Of course no discussion of The Untouchables would be complete without the set piece at Union Station. That 11 minute long sequence has everything you live for in the movies - a suspenseful quiet build up, slow motion employed to great effect, background music of the highest order, all of it culminating in an adrenaline pumping violent climax. The scene is an homage to Sergei Eisenstein's Odessa Steps sequence from Battleship Potemkin (1925), complete with a baby in a pram. Ennio Morricone, the Italian maestro who gave us the score for all of Clint Eastwood's spaghetti western trilogy - A Fistful of Dollars (1964), For a Few Dollars More (1965) and The Good, the Bad and the Ugly (1966) - has created the music score here with its start and stop rhythms and wails, and it is almost a character in it.

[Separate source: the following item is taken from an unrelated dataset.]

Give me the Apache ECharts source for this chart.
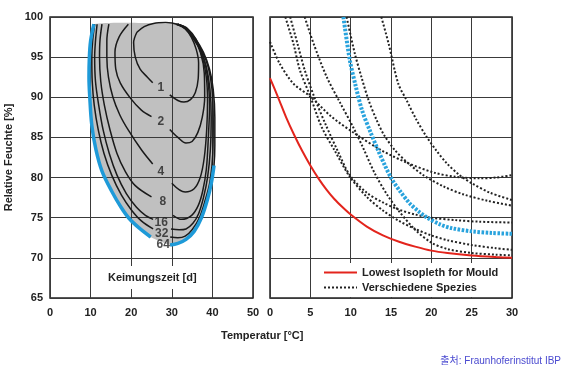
<!DOCTYPE html>
<html>
<head>
<meta charset="utf-8">
<script src="https://cdn.jsdelivr.net/npm/echarts@6/dist/echarts.min.js"></script>
<style>html,body{margin:0;padding:0;background:#fff}</style>
</head>
<body>
<div id="chart-1" style="width:575px;height:377px;"></div>
<script>
// Isoplethen der Keimungszeit [d] (linkes Diagramm), null = Lücke für die Zahl
const iso1 = [[21.4,98.1],[20.6,96.8],[21.0,95.0],[22.2,93.5],[24.0,92.5],[25.3,91.8],null,[29.5,90.3],[31.5,89.6],[33.0,89.4],[34.6,89.7],[35.8,90.6],[36.5,92.3],[36.6,94.3],[36.0,96.0],[34.8,97.5],[33.3,98.5],[31.3,99.1],[28.5,99.3],[25.5,99.2],[23.2,98.8],[21.4,98.1]]
const iso2 = [[19.3,99.1],[17.0,97.5],[16.0,95.6],[16.2,93.5],[17.3,91.8],[19.8,89.9],[22.5,88.4],[25.0,87.6],null,[29.5,86.0],[31.5,85.0],[33.5,84.3],[35.0,84.5],[36.4,85.6],[37.5,87.5],[38.1,90.0],[38.0,93.0],[37.1,95.5],[35.4,97.4],[33.3,98.6],[31.3,99.1]]
const iso4 = [[14.5,99.1],[14.0,97.0],[14.0,95.0],[14.4,92.5],[15.5,90.0],[17.2,87.8],[19.3,85.9],[22.6,83.4],[25.3,81.7],null,[30.0,79.3],[33.3,78.2],[35.5,78.6],[37.0,80.0],[38.0,82.5],[38.6,86.0],[38.8,89.5],[38.5,92.5],[37.5,95.0],[35.8,97.2],[33.5,98.6],[31.5,99.1]]
const iso8 = [[12.8,99.1],[12.3,97.0],[12.2,95.0],[12.5,92.0],[13.4,89.0],[14.8,85.9],[16.5,83.0],[18.5,80.8],[21.0,79.0],[25.0,77.6],null,[30.3,75.3],[32.4,74.8],[34.9,75.3],[36.5,76.5],[37.6,78.3],[38.5,81.0],[39.0,85.0],[39.3,89.0],[38.8,92.5],[37.8,95.0],[36.0,97.2],[33.8,98.6],[31.5,99.1]]
const iso16 = [[11.6,99.1],[11.2,97.0],[11.0,95.0],[11.2,92.0],[12.0,89.0],[13.1,85.9],[14.6,83.0],[16.5,80.3],[18.8,78.0],[21.3,76.3],[23.5,75.3],[25.4,74.8],null,[29.8,73.6],[31.8,73.5],[33.5,73.6],[35.2,74.3],[36.6,75.5],[37.8,77.5],[38.8,80.0],[39.5,83.5],[39.7,87.5],[39.4,91.0],[38.5,93.8],[37.1,95.8],[35.0,97.5],[33.0,98.7],[31.0,99.1]]
const iso32 = [[11.0,99.1],[10.5,97.0],[10.3,95.0],[10.4,92.0],[10.9,89.0],[11.9,85.9],[13.3,83.0],[15.2,80.3],[17.6,77.8],[20.0,76.0],[22.5,74.6],[25.4,73.6],null,[29.6,72.6],[31.5,72.5],[33.3,72.7],[35.0,73.5],[36.8,75.0],[38.3,77.3],[39.4,79.5],[40.1,83.0],[40.2,87.0],[39.9,91.0],[39.0,93.7],[37.5,95.7],[35.5,97.3],[33.3,98.6],[31.3,99.1]]
const iso64 = [[10.8,99.1],[10.0,97.0],[9.7,95.0],[9.6,92.5],[9.8,90.0],[10.3,86.5],[11.3,83.5],[12.8,80.8],[15.2,78.3],[17.5,76.3],[19.5,74.9],[22.0,73.7],[24.8,72.6],null,[29.6,71.6],[31.5,71.8],[33.5,72.3],[35.5,73.3],[37.3,75.0],[38.8,77.3],[39.8,79.5],[40.4,81.5],[40.6,84.0],[40.6,87.5],[40.2,91.0],[39.3,93.5],[37.8,95.6],[35.8,97.3],[33.5,98.6],[31.5,99.1]]
const iso64Blue = iso64.slice(0, 22)

const isoNames = ['1','2','4','8','16','32','64']
const isoLabelX = [27.3, 27.3, 27.3, 27.8, 27.4, 27.5, 27.9]
const isoLabelY = [91.2, 87.0, 80.7, 77.0, 74.4, 73.0, 71.6]

// rechtes Diagramm
const mouldLowest = [[0,92.4],[1,90.0],[2,87.5],[3,85.3],[4,83.3],[5,81.5],[6,79.9],[7,78.5],[8,77.3],[9,76.3],[10,75.4],[12,73.9],[14,72.8],[16,72.0],[18,71.4],[20,70.9],[22,70.6],[25,70.3],[28,70.1],[30,70.0]]
const speciesBlue = [[9.1,100],[9.9,94.6],[10.6,91.5],[11.4,88.4],[12.4,85.8],[13.4,83.4],[14.2,81.6],[15.1,79.8],[16.2,78.2],[17.3,76.8],[18.4,75.8],[19.5,75.0],[21,74.2],[22.5,73.7],[25,73.3],[27.5,73.1],[30,73.0]]
const species1 = [[0,96.9],[1.2,94.2],[2.9,91.7],[5,90.1],[7.6,87.6],[10.5,85.5],[13.8,83.4],[17.1,81.8],[20.4,80.6],[23,80.1],[26,79.9],[28,80.0],[30,80.3]]
const species2 = [[1.9,100],[2.9,96.7],[3.7,93.4],[5,90.1],[6.4,86.3],[8,83.4],[9.9,80.1],[12,77.6],[14,75.9],[16,74.6],[18,73.6],[20,72.8],[22,72.2],[25,71.6],[28,71.2],[30,71.0]]
const species3 = [[2.5,100],[3.4,96.7],[4.3,93.4],[5.5,90.0],[6.9,86.6],[8.4,83.3],[9.9,80.3],[12,78.1],[14,76.9],[16,76.0],[18,75.4],[20,75.0],[23,74.7],[26,74.5],[30,74.4]]
const species4 = [[4.3,100],[5.4,96.7],[7,92.6],[8.7,89.3],[10.3,86.3],[11.5,83.8],[13,80.5],[14.5,77.9],[16,75.8],[18,73.5],[20,71.9],[22,71.1],[25,70.6],[28,70.4],[30,70.3]]
const species5 = [[9.5,100],[10.5,95.5],[11.4,92.3],[12.2,89.7],[13.2,87.2],[14.2,85.2],[15.5,83.4],[17,81.9],[19,80.3],[21.5,78.9],[24,77.9],[27,77.1],[30,76.5]]
const species6 = [[13.8,100],[14.7,96.7],[15.9,91.7],[16.9,89.7],[18.1,87.3],[19.4,85.1],[20.6,83.4],[21.9,81.8],[23.5,80.3],[25,79.3],[27.3,78.1],[30,77.2]]

const FONT = '"Liberation Sans", Arial, sans-serif'

function withGaps(arr) {
    return arr.map(p => p ? p : ['-', '-'])
}

function contour(data) {
    return {
        type: 'line', xAxisIndex: 0, yAxisIndex: 0,
        data: withGaps(data), symbol: 'none', smooth: 0.35, z: 3,
        lineStyle: {color: '#1a1a1a', width: 1.5}
    }
}

function species(data) {
    return {
        name: 'Verschiedene Spezies',
        type: 'line', xAxisIndex: 1, yAxisIndex: 1,
        data: data, symbol: 'none', smooth: 0.3, z: 3,
        lineStyle: {color: '#222', width: 2, type: [2, 2]},
        itemStyle: {color: '#222'}
    }
}

function drawChart() {
    let chartDom = document.getElementById('chart-1');
    let myChart = echarts.init(chartDom);
    let option;

    let axisLabel = {fontSize: 11, fontWeight: 'bold', color: '#222', fontFamily: FONT}
    let splitLine = {show: true, lineStyle: {color: '#3a3a3a', width: 1}}

    option = {
        animation: false,
        backgroundColor: '#fff',
        textStyle: {fontFamily: FONT},
        grid: [
            {left: 50, top: 17, width: 203, height: 281, show: true, borderColor: '#222', borderWidth: 1.5},
            {left: 270, top: 17, width: 242, height: 281, show: true, borderColor: '#222', borderWidth: 1.5}
        ],
        xAxis: [
            {gridIndex: 0, type: 'value', min: 0, max: 50, interval: 10,
                axisLine: {show: false}, axisTick: {show: false}, axisLabel: Object.assign({margin: 9}, axisLabel), splitLine: splitLine},
            {gridIndex: 1, type: 'value', min: 0, max: 30, interval: 5,
                axisLine: {show: false}, axisTick: {show: false}, axisLabel: Object.assign({margin: 9}, axisLabel), splitLine: splitLine}
        ],
        yAxis: [
            {gridIndex: 0, type: 'value', min: 65, max: 100, interval: 5,
                name: 'Relative Feuchte [%]', nameLocation: 'middle', nameGap: 36,
                nameTextStyle: {fontSize: 11, fontWeight: 'bold', color: '#222', fontFamily: FONT},
                axisLine: {show: false}, axisTick: {show: false}, axisLabel: Object.assign({margin: 7}, axisLabel), splitLine: splitLine},
            {gridIndex: 1, type: 'value', min: 65, max: 100, interval: 5,
                axisLine: {show: false}, axisTick: {show: false}, axisLabel: {show: false}, splitLine: splitLine}
        ],
        legend: {
            data: ['Lowest Isopleth for Mould', 'Verschiedene Spezies'],
            orient: 'vertical', left: 320, top: 263,
            itemWidth: 33, itemHeight: 10, itemGap: 4,
            backgroundColor: '#fff', padding: [4, 8, 4, 3],
            itemStyle: {color: 'transparent', borderColor: 'transparent', borderWidth: 0, opacity: 0},
            textStyle: {fontSize: 11, fontWeight: 'bold', color: '#222', fontFamily: FONT}
        },
        graphic: [
            {type: 'text', left: 100, top: 266, z: 10,
                style: {text: 'Keimungszeit [d]', font: 'bold 11px ' + FONT, fill: '#222',
                    backgroundColor: '#fff', padding: [6, 8]}},
            {type: 'text', left: 221, top: 330,
                style: {text: 'Temperatur [°C]', font: 'bold 11px ' + FONT, fill: '#222'}},
            {type: 'text', right: 14, top: 356,
                style: {text: '출처: Fraunhoferinstitut IBP', font: '10px "Liberation Sans", "Noto Sans CJK KR", sans-serif', fill: '#4a4ad0'}}
        ],
        series: [
            {
                type: 'custom', xAxisIndex: 0, yAxisIndex: 0, z: -1, silent: true,
                data: [0],
                renderItem: function (params, api) {
                    return {
                        type: 'polygon',
                        shape: {points: iso64.filter(p => p).map(p => api.coord(p)), smooth: 0.2},
                        style: {fill: '#c0c0c0'}
                    }
                }
            },
            contour(iso1), contour(iso2), contour(iso4), contour(iso8),
            contour(iso16), contour(iso32), contour(iso64),
            {
                type: 'line', xAxisIndex: 0, yAxisIndex: 0,
                data: withGaps(iso64Blue), symbol: 'none', smooth: 0.35, z: 4,
                lineStyle: {color: '#1e9ad8', width: 3.5}
            },
            {
                type: 'scatter', xAxisIndex: 0, yAxisIndex: 0, z: 5, symbolSize: 0,
                data: isoNames.map((n, i) => [isoLabelX[i], isoLabelY[i], n]),
                label: {show: true, position: 'inside', formatter: p => p.data[2],
                    fontSize: 12, fontWeight: 'bold', color: '#222', fontFamily: FONT}
            },
            species(species1), species(species2), species(species3),
            species(species4), species(species5), species(species6),
            {
                type: 'line', xAxisIndex: 1, yAxisIndex: 1,
                data: speciesBlue, symbol: 'none', smooth: 0.3, z: 4,
                lineStyle: {color: '#29a3dd', width: 4, type: [2.5, 1.5]}
            },
            {
                name: 'Lowest Isopleth for Mould',
                type: 'line', xAxisIndex: 1, yAxisIndex: 1,
                data: mouldLowest, symbol: 'none', smooth: 0.3, z: 5,
                lineStyle: {color: '#e3241c', width: 2},
                itemStyle: {color: '#e3241c'}
            }
        ]
    };

    option && myChart.setOption(option);
}

drawChart()
</script>
</body>
</html>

There are many great Mafia movies like The Godfather (1972), The Godfather Part 2 (1974), the only pair of original and sequel by the way ever, to both win an Oscar for Best Picture, and Goodfellas (1990). Most professional critics, and maybe most viewers as well, would not include The Untouchables in that pantheon, but for me personally, maybe because I have now lived in Chicago for over two decades, there is something ineffable, dare I say untouchable, about this movie, that keeps drawing me to it, like an alcoholic to his booze.